The Wheel

Claudia Emerson

Once a year, the carnival people travel

             the county schools and give out free tickets

                            to us children — wheedling power at home.

And so my father ends up in the Bingo tent,

             placing dried pinto beans on tired numbers,

                          winning the free game, a chance at something,

while my mother, joyless, patient, watches me,

              her purse clutched tight against strangers, evening

                           itself. Here, there are the usual gilts

and shoats, ribboned hogs, calves — a ring in the nose

             of a bull: creatures we will slaughter

                          later and talk over at the table, those ribbons

forgotten in a drawer. But the clowns

             are here, the concessions, the smell of burned

                            sugar, seared salt, and we are here beneath

painted lights, a confusion of sound —

             canned song and the screams of country children

                           taught silence — made briefly bold with the artifice

of joy. The carousel I refuse, and the tired

             ponies in their dusty ring of misery.

                           Everything else, the scrambler, the roller coaster

that hurtles my brother through the air — too dangerous,

              too loud — the ferris wheel is the one something

                           my mother and I can agree on, and so

I concede to choose it, the up and over

              physics that no longer thrills anyone.

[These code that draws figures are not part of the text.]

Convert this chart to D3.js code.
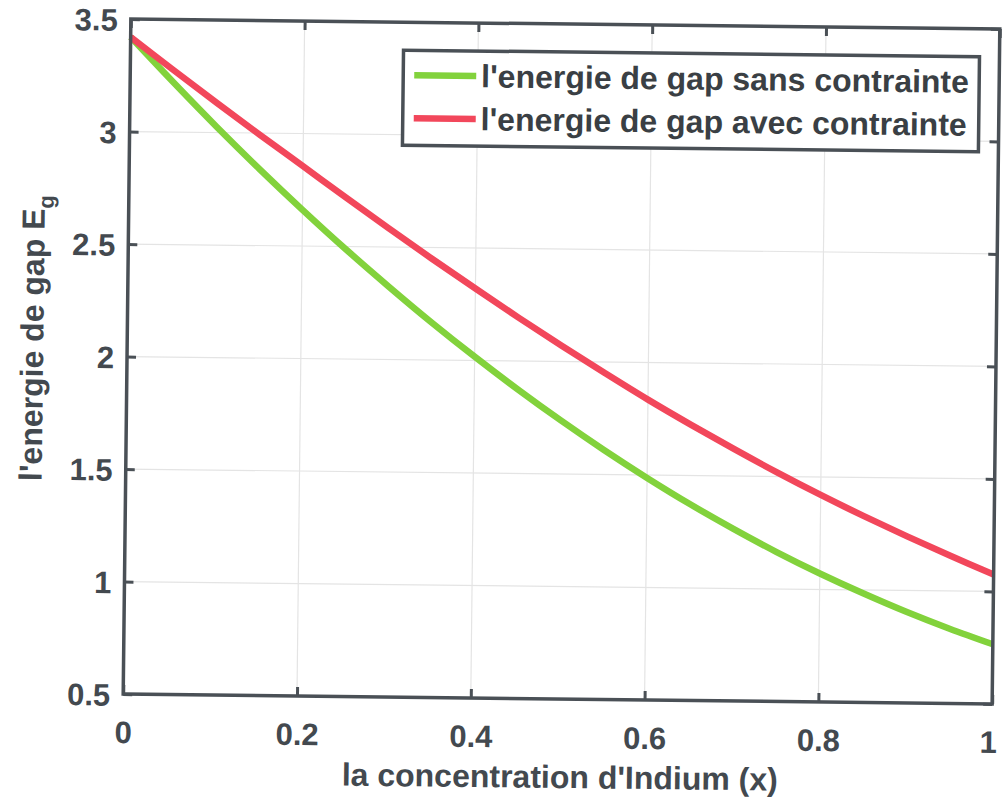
<!DOCTYPE html>
<html>
<head>
<meta charset="utf-8">
<script src="https://cdn.jsdelivr.net/npm/d3@7"></script>
<style>
  body { margin: 0; background: #fff; }
  svg { display: block; }
  text { font-family: "Liberation Sans", Arial, sans-serif; font-weight: bold; }
</style>
</head>
<body>
<div id="chart"></div>
<script>
// concentration d'indium (x)
var xVals = [0, 0.05, 0.1, 0.15, 0.2, 0.25, 0.3, 0.35, 0.4, 0.45, 0.5,
             0.55, 0.6, 0.65, 0.7, 0.75, 0.8, 0.85, 0.9, 0.95, 1];
// energie de gap sans contrainte (vert)
var egSans = [3.42, 3.22, 3.026, 2.84, 2.661, 2.489, 2.325, 2.167, 2.017, 1.874, 1.738,
              1.609, 1.487, 1.372, 1.265, 1.164, 1.071, 0.985, 0.905, 0.832, 0.765];
// energie de gap avec contrainte (rouge)
var egAvec = [3.42, 3.275, 3.132, 2.992, 2.855, 2.717, 2.582, 2.449, 2.32, 2.193, 2.07,
              1.951, 1.835, 1.725, 1.619, 1.517, 1.42, 1.328, 1.24, 1.156, 1.075];

var seriesNames = ["l'energie de gap sans contrainte", "l'energie de gap avec contrainte"];
var xTicks = [0, 0.2, 0.4, 0.6, 0.8, 1];
var yTicks = [0.5, 1, 1.5, 2, 2.5, 3, 3.5];

var W = 1002, H = 810;
var plotL = 127, plotR = 996, plotT = 24, plotB = 699;
var axisColor = "#4a5056", textColor = "#43494f";
var color = d3.scaleOrdinal().domain(seriesNames).range(["#82d23c", "#f2475b"]);

var x = d3.scaleLinear().domain([0, 1]).range([plotL, plotR]);
var y = d3.scaleLinear().domain([0.5, 3.5]).range([plotB, plotT]);

var svg = d3.select("#chart").append("svg")
    .attr("width", W)
    .attr("height", H);

// the scanned figure is slightly tilted
var g = svg.append("g")
    .attr("transform", "rotate(0.65," + (plotL + plotR) / 2 + "," + (plotT + plotB) / 2 + ")");

// grid
g.append("g").selectAll("line")
    .data(xTicks.slice(1, -1))
    .enter().append("line")
    .attr("x1", function (d) { return x(d); })
    .attr("x2", function (d) { return x(d); })
    .attr("y1", plotT).attr("y2", plotB)
    .style("stroke", "#e4e4e4").style("stroke-width", 1.2);
g.append("g").selectAll("line")
    .data(yTicks.slice(1, -1))
    .enter().append("line")
    .attr("y1", function (d) { return y(d); })
    .attr("y2", function (d) { return y(d); })
    .attr("x1", plotL).attr("x2", plotR)
    .style("stroke", "#e4e4e4").style("stroke-width", 1.2);

// axes (ticks inward)
var fmt = d3.format("~g");
var xAxis = g.append("g")
    .attr("transform", "translate(0," + plotB + ")")
    .call(d3.axisBottom(x).tickValues(xTicks).tickFormat(fmt).tickSizeInner(-9).tickSizeOuter(0).tickPadding(27));
var xTop = g.append("g")
    .attr("transform", "translate(0," + plotT + ")")
    .call(d3.axisTop(x).tickValues(xTicks).tickFormat("").tickSizeInner(-9).tickSizeOuter(0));
var yAxis = g.append("g")
    .attr("transform", "translate(" + plotL + ",0)")
    .call(d3.axisLeft(y).tickValues(yTicks).tickFormat(fmt).tickSizeInner(-9).tickSizeOuter(0).tickPadding(13));
var yRight = g.append("g")
    .attr("transform", "translate(" + plotR + ",0)")
    .call(d3.axisRight(y).tickValues(yTicks).tickFormat("").tickSizeInner(-9).tickSizeOuter(0));

[xAxis, xTop, yAxis, yRight].forEach(function (a) {
    a.select(".domain").remove();
    a.selectAll(".tick line").style("stroke", axisColor).style("stroke-width", 3);
    a.selectAll("text")
        .style("font-size", "31px")
        .style("fill", textColor);
});
yAxis.selectAll("text").attr("dy", "0.36em");
// last x label sits at the page edge
xAxis.selectAll(".tick text").filter(function (d) { return d === 1; }).attr("dx", -4);

// curves
var line = d3.line()
    .x(function (d) { return x(d[0]); })
    .y(function (d) { return y(d[1]); })
    .curve(d3.curveCatmullRom);

var series = [
    { name: seriesNames[0], values: xVals.map(function (v, i) { return [v, egSans[i]]; }) },
    { name: seriesNames[1], values: xVals.map(function (v, i) { return [v, egAvec[i]]; }) }
];

g.selectAll(".series")
    .data(series)
    .enter().append("path")
    .attr("class", "series")
    .attr("d", function (d) { return line(d.values); })
    .style("fill", "none")
    .style("stroke", function (d) { return color(d.name); })
    .style("stroke-width", 6.5)
    .style("stroke-linejoin", "round");

// box
g.append("rect")
    .attr("x", plotL).attr("y", plotT)
    .attr("width", plotR - plotL).attr("height", plotB - plotT)
    .style("fill", "none")
    .style("stroke", axisColor)
    .style("stroke-width", 3.5);

// legend
var legend = g.append("g").attr("class", "legend");
legend.append("rect")
    .attr("x", 400).attr("y", 52)
    .attr("width", 576).attr("height", 95)
    .style("fill", "#fff")
    .style("stroke", axisColor)
    .style("stroke-width", 3.5);
var item = legend.selectAll(".item")
    .data(seriesNames)
    .enter().append("g")
    .attr("class", "item")
    .attr("transform", function (d, i) { return "translate(0," + (77 + i * 43) + ")"; });
item.append("line")
    .attr("x1", 411).attr("x2", 473)
    .attr("y1", 0).attr("y2", 0)
    .style("stroke", function (d) { return color(d); })
    .style("stroke-width", 6.5);
item.append("text")
    .attr("x", 478)
    .attr("y", 0)
    .attr("dy", "0.35em")
    .style("font-size", "32px")
    .style("fill", "#3a3f44")
    .text(function (d) { return d; });

// axis titles
g.append("text")
    .attr("x", (plotL + plotR) / 2 + 3)
    .attr("y", 788)
    .attr("text-anchor", "middle")
    .style("font-size", "32px")
    .style("fill", textColor)
    .text("la concentration d'Indium (x)");

var ylab = g.append("text")
    .attr("transform", "translate(43,344) rotate(-90)")
    .attr("text-anchor", "middle")
    .style("font-size", "32px")
    .style("fill", textColor);
ylab.append("tspan").text("l'energie de gap E");
ylab.append("tspan").attr("dy", 9).style("font-size", "22px").text("g");
</script>
</body>
</html>
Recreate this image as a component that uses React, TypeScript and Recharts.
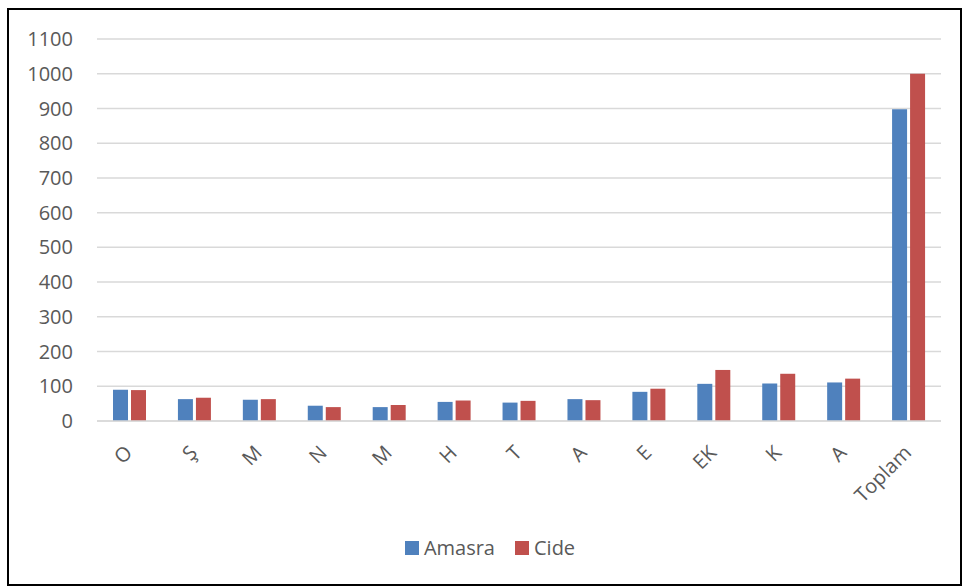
import React from "react";
import { BarChart, Bar, XAxis, YAxis, CartesianGrid, Legend } from "recharts";

const categories = ["O", "Ş", "M", "N", "M", "H", "T", "A", "E", "EK", "K", "A", "Toplam"];
const amasra = [90, 63, 61, 44, 40, 55, 53, 63, 84, 107, 108, 111, 898];
const cide = [89, 67, 63, 40, 46, 59, 58, 60, 93, 147, 136, 122, 1000];
const yTicks = [0, 100, 200, 300, 400, 500, 600, 700, 800, 900, 1000, 1100];

const BLUE = "#4F81BD";
const RED = "#C0504D";
const TEXT = "#595959";
const FONT = "'Open Sans', Lato, sans-serif";

const data = categories.map((name, i) => ({
  name,
  Amasra: amasra[i],
  Cide: cide[i],
}));

const AngledTick = ({ x, y, payload }: any) => (
  <g transform={`translate(${x + 4},${y + 25})`}>
    <text
      x={0}
      y={0}
      textAnchor="end"
      transform="rotate(-45)"
      fill={TEXT}
      fontSize={20}
      fontFamily={FONT}
    >
      {payload.value}
    </text>
  </g>
);

const LegendContent = ({ payload }: any) => (
  <div
    style={{
      display: "flex",
      justifyContent: "center",
      alignItems: "center",
      gap: 20,
      fontFamily: FONT,
      fontSize: 20,
      color: TEXT,
    }}
  >
    {(payload || []).map((entry: any) => (
      <div key={entry.value} style={{ display: "flex", alignItems: "center" }}>
        <span
          style={{
            display: "inline-block",
            width: 14,
            height: 14,
            background: entry.color,
            marginRight: 5,
          }}
        />
        <span>{entry.value}</span>
      </div>
    ))}
  </div>
);

export default function App() {
  return (
    <div style={{ position: "absolute", left: 0, top: 0, width: 963, height: 586 }}>
      <div
        style={{
          position: "absolute",
          left: 7,
          top: 8,
          width: 955,
          height: 578,
          border: "2px solid #000",
          boxSizing: "border-box",
        }}
      />
      <BarChart
        width={963}
        height={586}
        data={data}
        margin={{ top: 39, right: 22, left: 0, bottom: 65 }}
        barSize={15}
        barGap={3}
      >
        <CartesianGrid stroke="#D9D9D9" strokeWidth={1.5} vertical={false} />
        <XAxis
          dataKey="name"
          height={100}
          interval={0}
          axisLine={{ stroke: "#D9D9D9", strokeWidth: 1.5 }}
          tickLine={false}
          tick={<AngledTick />}
        />
        <YAxis
          width={97}
          domain={[0, 1100]}
          ticks={yTicks}
          interval={0}
          axisLine={false}
          tickLine={false}
          tickSize={6}
          tickMargin={18}
          tick={{ fill: TEXT, fontSize: 20, fontFamily: FONT }}
        />
        <Legend
          verticalAlign="middle"
          align="center"
          layout="horizontal"
          wrapperStyle={{ top: 534, left: 0, width: 980 }}
          content={<LegendContent />}
        />
        <Bar dataKey="Amasra" fill={BLUE} isAnimationActive={false} />
        <Bar dataKey="Cide" fill={RED} isAnimationActive={false} />
      </BarChart>
    </div>
  );
}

                           I can already understand the ease of it,

the predictable safety in something

              made with the same materials as the simplest

                           bridge we crossed to get here: steel, iron

rivets, the easy welds, girders, bolts, and cables,

              the soul of a pinion gear the axis —

                           built with the same tools, same labor, the industry

the same. The sweating huckster will let me

              ride longer, no one in line for the spine made circle,

                           its bent taken to extreme: its span time —

not distance — bridging nothing much, this day

              with the next, this hour the arc. My ticket

                           was free, to see what I always saw —

but aslant — from the bright gondola’s cradle-sway —

              the same fields, fenced horizon line, stalks of corn

                           and wheat, tobacco, soybeans, closer and farther,

to feel the breeze that comes along the river, the breeze

              the wheel makes itself, the carnival rising

                           and falling that will be gone in the morning.

Motion’s old architecture, this tired amusement,

              nothing to break, nothing to ruin, little

                           to fail it but my attention — that turning

in my gut gravity, like love, immortal,

              if weary, and what the wheel lifts me through,

                           stately and serene, it will resist

with the same resolve in ferrying me back down.